# Imaging Resource Sigma Interview



## VidThreeNorth (Sep 17, 2020)

This interview was conducted in two parts.  The first part was in early March, in person, and then a follow-up was done recently by phone.  The result shows how Sigma was able to avoid much of the problems caused by the Covid-19, both in terms of direct illness and also avoiding production and sales issues.

A key point for me was that their key glass providers are Hoya and "Ohara" (a part of Canon) and how Sigma being as integrated as it is, is able to use advanced glass before other lens makers.

Also, interesting is that the Sigma FP sells in Japan more as a photographic camera.

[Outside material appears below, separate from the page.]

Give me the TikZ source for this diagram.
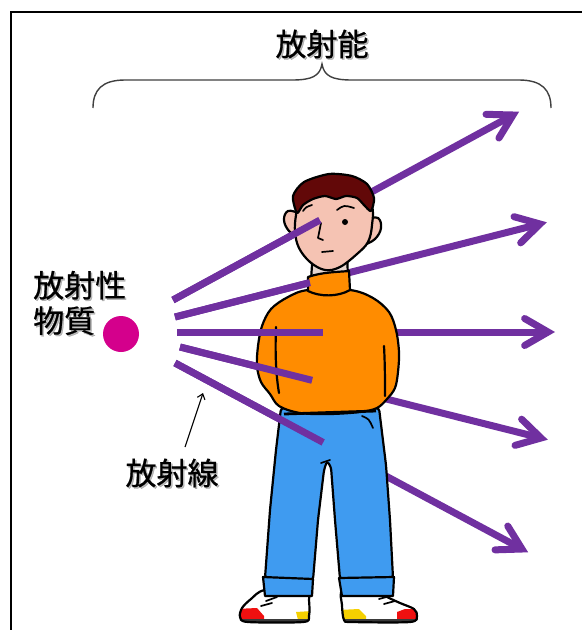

"Sigma Q&A: Why the 24-70 DG DN is *such* a good deal, why FLD glass is tricky, and (much) more…"
by Dave Etchells posted Wednesday, September 16, 2020 at 2:52 PM EDT
"Sigma Q&A: Why the 24-70 DG DN is *such* a good deal, why FLD glass is tricky, and (much) more…"


----------



## John Fantastic (Oct 12, 2020)

nice read


----------



## VidThreeNorth (Oct 14, 2020)

I do not think that I have ever had owned a Sigma product (some of their older lenses might have been available under other brand names), but I do plan on buying "something" from them in the future.


----------